I’m not saying that brokenness is
in anyway something desired or by definition beautiful, but with brokenness
there is so much potential for beauty to come out of it. Every time I pass the
homeless man standing across the street from the Willis Tower, I wonder who he
is, where he came from, where he is going, and why he always has a smile on his
60-year-old face and still says “God bless” to every person who doesn't give
him their spare change, as well as those who do. That aged face has probably seen
things I could not imagine and most likely, his story in life will not end
well; it’s a very cold winter, and it’s not getting any warmer for the man or woman on the street. Yes, maybe he’s just looking for drug money and maybe he’s
one of those homeless people who doesn’t want to work and just expects handouts,
but what if he’s not? And how am I, as a capable giver, supposed to distinguish
that? I can’t. The warm smile that ensues from his cold face is enough to tell
me that it’s at least worth a shot to help him out, even if it’s only with 50 cents.
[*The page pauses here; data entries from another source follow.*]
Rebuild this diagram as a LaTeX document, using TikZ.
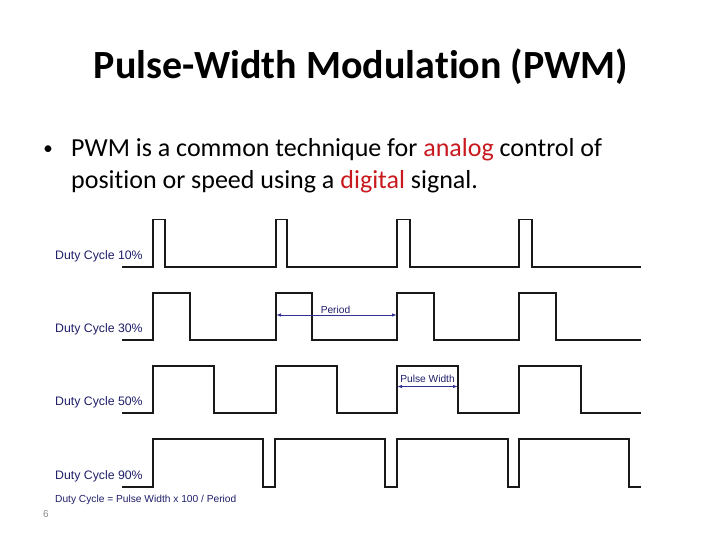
\documentclass[tikz,border=0pt]{standalone}
\usepackage{fontspec}
\setmainfont{Carlito}[Ligatures={NoCommon}, RawFeature={-liga;-clig;-dlig}]
\newfontfamily\arialf{Liberation Sans}
\usetikzlibrary{arrows.meta}
\definecolor{navy}{RGB}{30,30,105}
\definecolor{arrowblue}{RGB}{50,50,150}
\definecolor{hl}{RGB}{200,25,30}
\definecolor{pgnum}{RGB}{140,140,140}
\begin{document}
\begin{tikzpicture}[x=1pt,y=-1pt,
  wave/.style={line width=1.7pt, line join=miter, black!90},
  lbl/.style={font=\arialf\fontsize{12.3}{14}\selectfont, text=navy, anchor=west, inner sep=0pt},
  smalllbl/.style={font=\arialf\fontsize{10.2}{12}\selectfont, text=navy, inner sep=0pt},
  dim/.style={draw=arrowblue, line width=0.9pt, {Latex[length=5pt,width=3.5pt]}-{Latex[length=5pt,width=3.5pt]}},
  bodytext/.style={font=\fontsize{26}{32}\selectfont, anchor=base west, inner sep=0pt}
]
\useasboundingbox (0,0) rectangle (720,540);

% title
\node[font=\bfseries\fontsize{40}{44}\selectfont, anchor=base, inner sep=0pt] (title) at (361,79) {Pulse-Width Modula\kern0pt tion (PWM)};

% bullet text
\node[font=\fontsize{19}{22}\selectfont, anchor=base, inner sep=0pt] (bullet) at (48,155) {•};
\node[bodytext] (line1) at (71,157) {PWM is a common technique for \textcolor{hl}{analog} control of};
\node[bodytext] (line2) at (71,189) {posi\kern0pt tion or speed using a \textcolor{hl}{digital} signal.};

% waveforms
\draw[wave] (122,267) -| (153,219.5) -| (165,267) -| (276,219.5) -| (287,267) -| (397,219.5) -| (410,267) -| (519,219.5) -| (532,267) -- (641,267);
\draw[wave] (122,340) -| (153,293) -| (190,340) -| (276,293) -| (312,340) -| (397,293) -| (434,340) -| (519,293) -| (556,340) -- (641,340);
\draw[wave] (122,413) -| (153,366) -| (214,413) -| (276,366) -| (337,413) -| (397,366) -| (458,413) -| (519,366) -| (581,413) -- (641,413);
\draw[wave] (122,487) -| (153,439) -| (263,487) -| (275,439) -| (385,487) -| (397,439) -| (508,487) -| (519,439) -| (629,487) -- (641,487);

% labels
\node[lbl] (d10) at (55,256) {Duty Cycle 10\%};
\node[lbl] (d30) at (55,329) {Duty Cycle 30\%};
\node[lbl] (d50) at (55,402.5) {Duty Cycle 50\%};
\node[lbl] (d90) at (55,476) {Duty Cycle 90\%};
\node[smalllbl, anchor=west] (formula) at (55,499.5) {Duty Cycle = Pulse Width x 100 / Period};

% period dimension
\coordinate (pA) at (276,315);
\coordinate (pB) at (397,315);
\draw[dim] (pA) -- (pB);
\node[smalllbl] (period) at (335.5,310) {Period};

% pulse width dimension
\coordinate (wA) at (397,386.5);
\coordinate (wB) at (458,386.5);
\draw[dim] (wA) -- (wB);
\node[smalllbl] (pw) at (427.5,378.5) {Pulse Width};

% page number
\node[font=\arialf\fontsize{10}{12}\selectfont, text=pgnum, inner sep=0pt] (pg) at (46,514) {6};
\end{tikzpicture}
\end{document}
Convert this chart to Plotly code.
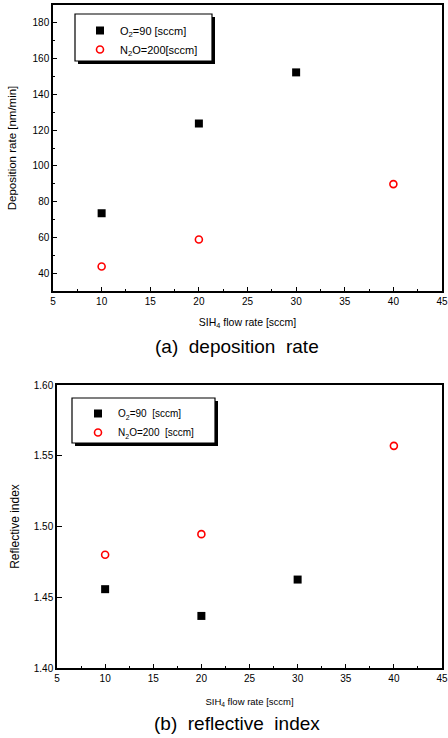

The beautiful part is that the
homeless man can still manage a smile, even if it is a broken one. Even more
beautiful, is that his brokenness gives someone, anyone an opportunity to do something
beautiful. I’m not talking about government handouts, but to clothe him with a
warm jacket; to return a warm smile from a similarly cold face; to buy him
lunch; to give him a job opportunity; to spend time with him and others at a
shelter. The point is not to do these acts to make yourself feel like a “good” person;
we’re no better than the prostitute standing in the shadows of the train
station, waiting for her next customer. Instead, we should do these things to
show that God is still present, even in the darkest places that seemingly have no
hope. Jesus didn’t hang out with the disciples 24/7. He went after the tax
collectors and the prostitutes. He was a light in a dark place and we’re
supposed to mimic that. Now I will be the first to admit that this is not easy at
all. First of all, I don’t have enough money to give to every homeless person I
pass or else I would be homeless too. Second, I don’t want to put myself in
potentially dangerous situations. And third, I don’t always have the most
giving heart.
These past two weeks in Chicago
have got me thinking, though, about what I can do to help those who have so little
in life. I’m not saying I’m going to go out tomorrow and feed the 5,000, but it
wouldn’t hurt me to flash a warm smile or hand someone a sandwich from time-to-time,
rather than walk by as fast as I can without making eye contact. Every once in
a while, I might get a creepy, one-tooth smile back along with a Joey Tribbiani “How
you doin’?”, but I guess that’s why I brought pepper spray and learned how to
speed walk when I became friends with Jennifer Van Der Hoek sophomore year (if
anyone has ever seen Jenn walk to class, they will understand). All jokes
aside, this broken city has more potential for beauty than originally meets the
eye. You may just have to stand still for a while and let your eyes adjust in the darkness.